What the task asks – Transcribe the whole listing without a single picture.

Exercise materials –
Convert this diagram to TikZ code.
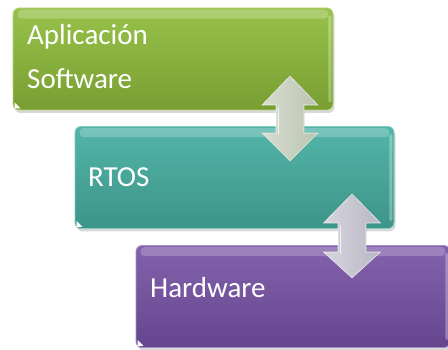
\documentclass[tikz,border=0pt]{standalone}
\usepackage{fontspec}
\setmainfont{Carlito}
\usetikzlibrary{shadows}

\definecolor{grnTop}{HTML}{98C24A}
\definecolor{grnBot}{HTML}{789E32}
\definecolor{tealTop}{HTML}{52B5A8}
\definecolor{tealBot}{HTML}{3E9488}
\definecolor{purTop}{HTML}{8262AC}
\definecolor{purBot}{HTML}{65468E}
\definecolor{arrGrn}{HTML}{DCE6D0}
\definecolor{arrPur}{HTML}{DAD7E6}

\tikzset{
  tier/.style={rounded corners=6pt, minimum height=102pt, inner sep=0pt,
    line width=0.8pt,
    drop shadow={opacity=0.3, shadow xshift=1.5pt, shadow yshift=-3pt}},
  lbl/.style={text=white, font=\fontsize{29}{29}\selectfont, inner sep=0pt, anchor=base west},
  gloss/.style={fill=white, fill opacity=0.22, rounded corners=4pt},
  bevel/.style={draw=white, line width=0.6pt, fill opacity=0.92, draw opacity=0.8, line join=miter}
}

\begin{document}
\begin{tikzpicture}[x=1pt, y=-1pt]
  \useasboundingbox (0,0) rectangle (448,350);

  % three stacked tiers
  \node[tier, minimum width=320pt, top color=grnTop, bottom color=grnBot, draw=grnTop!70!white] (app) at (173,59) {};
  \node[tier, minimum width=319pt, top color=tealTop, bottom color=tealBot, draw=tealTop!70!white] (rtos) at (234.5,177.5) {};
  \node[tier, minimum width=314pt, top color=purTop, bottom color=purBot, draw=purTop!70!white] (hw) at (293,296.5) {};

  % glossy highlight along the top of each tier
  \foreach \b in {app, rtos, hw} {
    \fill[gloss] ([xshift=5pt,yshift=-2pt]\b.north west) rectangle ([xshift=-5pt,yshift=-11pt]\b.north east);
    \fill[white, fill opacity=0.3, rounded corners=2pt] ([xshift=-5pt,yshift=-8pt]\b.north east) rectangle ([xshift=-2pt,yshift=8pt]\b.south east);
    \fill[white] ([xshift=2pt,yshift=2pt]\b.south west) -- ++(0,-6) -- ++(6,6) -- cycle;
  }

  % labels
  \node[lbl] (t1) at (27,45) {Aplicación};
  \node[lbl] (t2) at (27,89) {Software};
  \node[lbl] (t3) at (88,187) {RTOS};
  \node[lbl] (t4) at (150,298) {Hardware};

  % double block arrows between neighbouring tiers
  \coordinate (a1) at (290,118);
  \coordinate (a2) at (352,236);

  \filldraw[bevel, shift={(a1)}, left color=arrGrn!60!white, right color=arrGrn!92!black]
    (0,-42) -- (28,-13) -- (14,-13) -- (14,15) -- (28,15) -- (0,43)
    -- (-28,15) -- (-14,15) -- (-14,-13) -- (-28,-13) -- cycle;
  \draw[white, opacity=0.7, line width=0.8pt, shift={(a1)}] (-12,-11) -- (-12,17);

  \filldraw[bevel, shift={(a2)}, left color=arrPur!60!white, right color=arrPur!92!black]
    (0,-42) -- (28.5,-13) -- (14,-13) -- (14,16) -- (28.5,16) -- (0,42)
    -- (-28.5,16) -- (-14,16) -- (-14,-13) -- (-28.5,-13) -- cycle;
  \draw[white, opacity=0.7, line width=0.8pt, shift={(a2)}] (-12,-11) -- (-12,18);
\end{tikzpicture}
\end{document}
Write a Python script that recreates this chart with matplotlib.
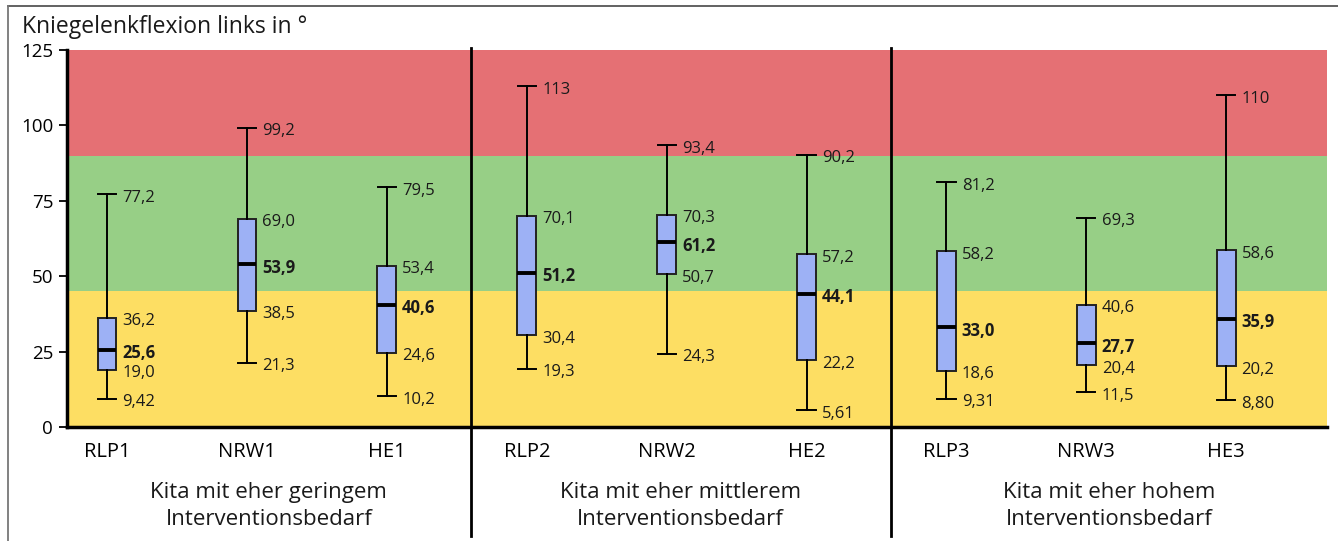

Problem solution –
Convert this diagram to TikZ code.
\documentclass[tikz,border=0pt]{standalone}
\usepackage{fontspec}
\setmainfont{Carlito}
\usetikzlibrary{shadows}

\definecolor{grnTop}{HTML}{98C24A}
\definecolor{grnBot}{HTML}{789E32}
\definecolor{tealTop}{HTML}{52B5A8}
\definecolor{tealBot}{HTML}{3E9488}
\definecolor{purTop}{HTML}{8262AC}
\definecolor{purBot}{HTML}{65468E}
\definecolor{arrGrn}{HTML}{DCE6D0}
\definecolor{arrPur}{HTML}{DAD7E6}

\tikzset{
  tier/.style={rounded corners=6pt, minimum height=102pt, inner sep=0pt,
    line width=0.8pt,
    drop shadow={opacity=0.3, shadow xshift=1.5pt, shadow yshift=-3pt}},
  lbl/.style={text=white, font=\fontsize{29}{29}\selectfont, inner sep=0pt, anchor=base west},
  gloss/.style={fill=white, fill opacity=0.22, rounded corners=4pt},
  bevel/.style={draw=white, line width=0.6pt, fill opacity=0.92, draw opacity=0.8, line join=miter}
}

\begin{document}
\begin{tikzpicture}[x=1pt, y=-1pt]
  \useasboundingbox (0,0) rectangle (448,350);

  % three stacked tiers
  \node[tier, minimum width=320pt, top color=grnTop, bottom color=grnBot, draw=grnTop!70!white] (app) at (173,59) {};
  \node[tier, minimum width=319pt, top color=tealTop, bottom color=tealBot, draw=tealTop!70!white] (rtos) at (234.5,177.5) {};
  \node[tier, minimum width=314pt, top color=purTop, bottom color=purBot, draw=purTop!70!white] (hw) at (293,296.5) {};

  % glossy highlight along the top of each tier
  \foreach \b in {app, rtos, hw} {
    \fill[gloss] ([xshift=5pt,yshift=-2pt]\b.north west) rectangle ([xshift=-5pt,yshift=-11pt]\b.north east);
    \fill[white, fill opacity=0.3, rounded corners=2pt] ([xshift=-5pt,yshift=-8pt]\b.north east) rectangle ([xshift=-2pt,yshift=8pt]\b.south east);
    \fill[white] ([xshift=2pt,yshift=2pt]\b.south west) -- ++(0,-6) -- ++(6,6) -- cycle;
  }

  % labels
  \node[lbl] (t1) at (27,45) {Aplicación};
  \node[lbl] (t2) at (27,89) {Software};
  \node[lbl] (t3) at (88,187) {RTOS};
  \node[lbl] (t4) at (150,298) {Hardware};

  % double block arrows between neighbouring tiers
  \coordinate (a1) at (290,118);
  \coordinate (a2) at (352,236);

  \filldraw[bevel, shift={(a1)}, left color=arrGrn!60!white, right color=arrGrn!92!black]
    (0,-42) -- (28,-13) -- (14,-13) -- (14,15) -- (28,15) -- (0,43)
    -- (-28,15) -- (-14,15) -- (-14,-13) -- (-28,-13) -- cycle;
  \draw[white, opacity=0.7, line width=0.8pt, shift={(a1)}] (-12,-11) -- (-12,17);

  \filldraw[bevel, shift={(a2)}, left color=arrPur!60!white, right color=arrPur!92!black]
    (0,-42) -- (28.5,-13) -- (14,-13) -- (14,16) -- (28.5,16) -- (0,42)
    -- (-28.5,16) -- (-14,16) -- (-14,-13) -- (-28.5,-13) -- cycle;
  \draw[white, opacity=0.7, line width=0.8pt, shift={(a2)}] (-12,-11) -- (-12,18);
\end{tikzpicture}
\end{document}
Write a Python script that recreates this chart with matplotlib.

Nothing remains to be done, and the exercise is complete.